Será preciso esperar mais tempo, para perceber se a variação do imposto petrolífero nos termos em que o Governo a decidiu fazer (apenas como compensação pelos ganhos do IVA) tem efeito percetível nos preços finais. Ou se se limitam a anular o “lucro” que o Estado estava a ter com o aumento dos combustíveis, isto considerado o valor de impostos cobrado por litro e que agora passou a ter um referencial fixo.
Governo abdica de aumento de imposto em semana de descida recorde nos combustíveis
Para a semana, e fruto das descidas também elas históricas do preço final, o movimento devia inverter-se com o imposto petrolífero a aumentar para manter a neutralidade na cobrança fiscal por litro de combustível. No entanto, e considerando a incerteza que se vive no mercado, o Governo optou por manter a descida do ISP encaixando uma perda fiscal no IVA na próxima semana. Desta forma, evita tirar dimensão à descida anunciada — 2 cêntimos em 13 cêntimos gasolina e 2,6 cêntimos em 17 cêntimos no gasóleo — ao mesmo tempo que se livra do desconforto político que seria assumir um aumento de imposto maior do que a descida feita uma semana antes, num contexto ainda de combustíveis muito caros.

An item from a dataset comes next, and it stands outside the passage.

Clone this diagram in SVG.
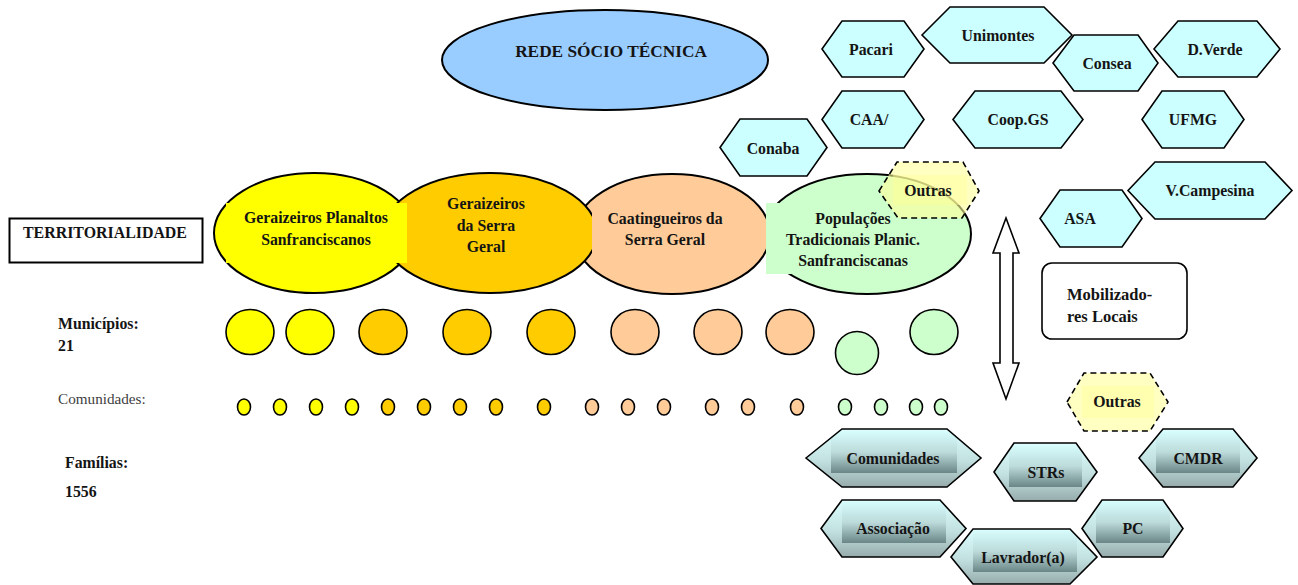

Além de que, para determinar a neutralidade fiscal — e isto não é um detalhe — o Executivo fixou um valor mais alto do que receita das semanas anteriores porque teve como referência o preço médio na semana em que os combustíveis começaram a disparar — a primeira semana de março — em relação à qual optou não devolver o ganho no IVA que teve com esse primeiro aumento recorde.
Ainda assim, e durante a próxima semana, o Estado estará a perder receita fiscal em cada litro de combustível face aos valores de referência que fixou. Em comunicado, o Ministério das Finanças diz que voltará a aplicar-se a formula na próxima semana com os correspondentes ajustamentos.